_Provided data:_
[Start]
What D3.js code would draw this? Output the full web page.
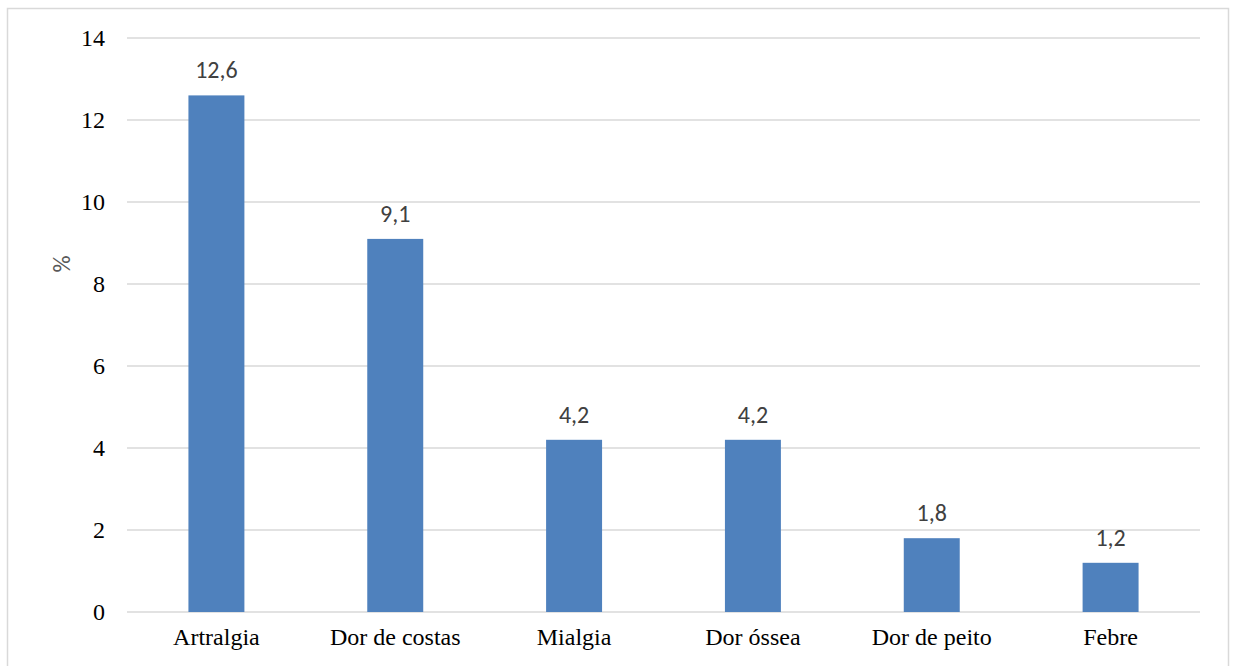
<!DOCTYPE html>
<html>
<head>
<meta charset="utf-8">
<script src="https://cdn.jsdelivr.net/npm/d3@7"></script>
<style>
  body { margin: 0; background: #fff; }
  svg { display: block; }
</style>
</head>
<body>
<svg id="chart" width="1235" height="666"></svg>
<script>
const categories = ['Artralgia', 'Dor de costas', 'Mialgia', 'Dor óssea', 'Dor de peito', 'Febre'];
const values = [12.6, 9.1, 4.2, 4.2, 1.8, 1.2];
const yTicks = [0, 2, 4, 6, 8, 10, 12, 14];

const svg = d3.select('#chart');
const margin = {top: 38, left: 127, right: 35, bottom: 54};
const width = 1235 - margin.left - margin.right;
const height = 666 - margin.top - margin.bottom;

// outer frame (bottom edge runs off the picture)
svg.append('rect')
    .attr('x', 7.5).attr('y', 8.5)
    .attr('width', 1221).attr('height', 680)
    .attr('fill', 'none')
    .attr('stroke', '#d9d9d9')
    .attr('stroke-width', 1.5);

const x = d3.scaleBand()
    .domain(categories)
    .range([0, width])
    .paddingInner(0.687)
    .paddingOuter(0.3435);

const y = d3.scaleLinear()
    .domain([0, 14])
    .range([height, 0]);

const g = svg.append('g')
    .attr('transform', `translate(${margin.left}, ${margin.top})`);

g.selectAll('.grid')
    .data(yTicks)
    .enter()
        .append('line')
            .attr('class', 'grid')
            .attr('x1', 0).attr('x2', width)
            .attr('y1', (d) => y(d)).attr('y2', (d) => y(d))
            .attr('stroke', '#d9d9d9')
            .attr('stroke-width', 1.3);

g.selectAll('.ytick')
    .data(yTicks)
    .enter()
        .append('text')
            .attr('class', 'ytick')
            .attr('x', -22)
            .attr('y', (d) => y(d))
            .attr('dy', '0.35em')
            .attr('text-anchor', 'end')
            .attr('font-family', '"Liberation Serif", "Times New Roman", serif')
            .attr('font-size', 24)
            .attr('fill', '#000')
            .text((d) => d);

g.selectAll('.bar')
    .data(values)
    .enter()
        .append('rect')
            .attr('class', 'bar')
            .attr('x', (d, i) => x(categories[i]))
            .attr('width', x.bandwidth())
            .attr('y', (d) => y(d))
            .attr('height', (d) => height - y(d))
            .attr('fill', '#4f81bd');

g.selectAll('.label')
    .data(values)
    .enter()
        .append('text')
            .attr('class', 'label')
            .attr('x', (d, i) => x(categories[i]) + x.bandwidth() / 2)
            .attr('y', (d) => y(d) - 17)
            .attr('text-anchor', 'middle')
            .attr('font-family', 'Carlito, "Open Sans", "Noto Sans", sans-serif')
            .attr('font-size', 24)
            .attr('fill', '#404040')
            .text((d) => String(d).replace('.', ','));

g.selectAll('.xtick')
    .data(categories)
    .enter()
        .append('text')
            .attr('class', 'xtick')
            .attr('x', (d) => x(d) + x.bandwidth() / 2)
            .attr('y', height + 33)
            .attr('text-anchor', 'middle')
            .attr('font-family', '"Liberation Serif", "Times New Roman", serif')
            .attr('font-size', 24)
            .attr('fill', '#000')
            .text((d) => d);

svg.append('text')
    .attr('transform', 'translate(70, 264) rotate(-90)')
    .attr('text-anchor', 'middle')
    .attr('font-family', 'Carlito, "Open Sans", "Noto Sans", sans-serif')
    .attr('font-size', 24)
    .attr('fill', '#595959')
    .text('%');
</script>
</body>
</html>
[End]
_Directions for this task:_
Your task is an exact transcription of all the data, minus the pictures.

_Finished exercise:_
What D3.js code would draw this? Output the full web page.
<!DOCTYPE html>
<html>
<head>
<meta charset="utf-8">
<script src="https://cdn.jsdelivr.net/npm/d3@7"></script>
<style>
  body { margin: 0; background: #fff; }
  svg { display: block; }
</style>
</head>
<body>
<svg id="chart" width="1235" height="666"></svg>
<script>
const categories = ['Artralgia', 'Dor de costas', 'Mialgia', 'Dor óssea', 'Dor de peito', 'Febre'];
const values = [12.6, 9.1, 4.2, 4.2, 1.8, 1.2];
const yTicks = [0, 2, 4, 6, 8, 10, 12, 14];

const svg = d3.select('#chart');
const margin = {top: 38, left: 127, right: 35, bottom: 54};
const width = 1235 - margin.left - margin.right;
const height = 666 - margin.top - margin.bottom;

// outer frame (bottom edge runs off the picture)
svg.append('rect')
    .attr('x', 7.5).attr('y', 8.5)
    .attr('width', 1221).attr('height', 680)
    .attr('fill', 'none')
    .attr('stroke', '#d9d9d9')
    .attr('stroke-width', 1.5);

const x = d3.scaleBand()
    .domain(categories)
    .range([0, width])
    .paddingInner(0.687)
    .paddingOuter(0.3435);

const y = d3.scaleLinear()
    .domain([0, 14])
    .range([height, 0]);

const g = svg.append('g')
    .attr('transform', `translate(${margin.left}, ${margin.top})`);

g.selectAll('.grid')
    .data(yTicks)
    .enter()
        .append('line')
            .attr('class', 'grid')
            .attr('x1', 0).attr('x2', width)
            .attr('y1', (d) => y(d)).attr('y2', (d) => y(d))
            .attr('stroke', '#d9d9d9')
            .attr('stroke-width', 1.3);

g.selectAll('.ytick')
    .data(yTicks)
    .enter()
        .append('text')
            .attr('class', 'ytick')
            .attr('x', -22)
            .attr('y', (d) => y(d))
            .attr('dy', '0.35em')
            .attr('text-anchor', 'end')
            .attr('font-family', '"Liberation Serif", "Times New Roman", serif')
            .attr('font-size', 24)
            .attr('fill', '#000')
            .text((d) => d);

g.selectAll('.bar')
    .data(values)
    .enter()
        .append('rect')
            .attr('class', 'bar')
            .attr('x', (d, i) => x(categories[i]))
            .attr('width', x.bandwidth())
            .attr('y', (d) => y(d))
            .attr('height', (d) => height - y(d))
            .attr('fill', '#4f81bd');

g.selectAll('.label')
    .data(values)
    .enter()
        .append('text')
            .attr('class', 'label')
            .attr('x', (d, i) => x(categories[i]) + x.bandwidth() / 2)
            .attr('y', (d) => y(d) - 17)
            .attr('text-anchor', 'middle')
            .attr('font-family', 'Carlito, "Open Sans", "Noto Sans", sans-serif')
            .attr('font-size', 24)
            .attr('fill', '#404040')
            .text((d) => String(d).replace('.', ','));

g.selectAll('.xtick')
    .data(categories)
    .enter()
        .append('text')
            .attr('class', 'xtick')
            .attr('x', (d) => x(d) + x.bandwidth() / 2)
            .attr('y', height + 33)
            .attr('text-anchor', 'middle')
            .attr('font-family', '"Liberation Serif", "Times New Roman", serif')
            .attr('font-size', 24)
            .attr('fill', '#000')
            .text((d) => d);

svg.append('text')
    .attr('transform', 'translate(70, 264) rotate(-90)')
    .attr('text-anchor', 'middle')
    .attr('font-family', 'Carlito, "Open Sans", "Noto Sans", sans-serif')
    .attr('font-size', 24)
    .attr('fill', '#595959')
    .text('%');
</script>
</body>
</html>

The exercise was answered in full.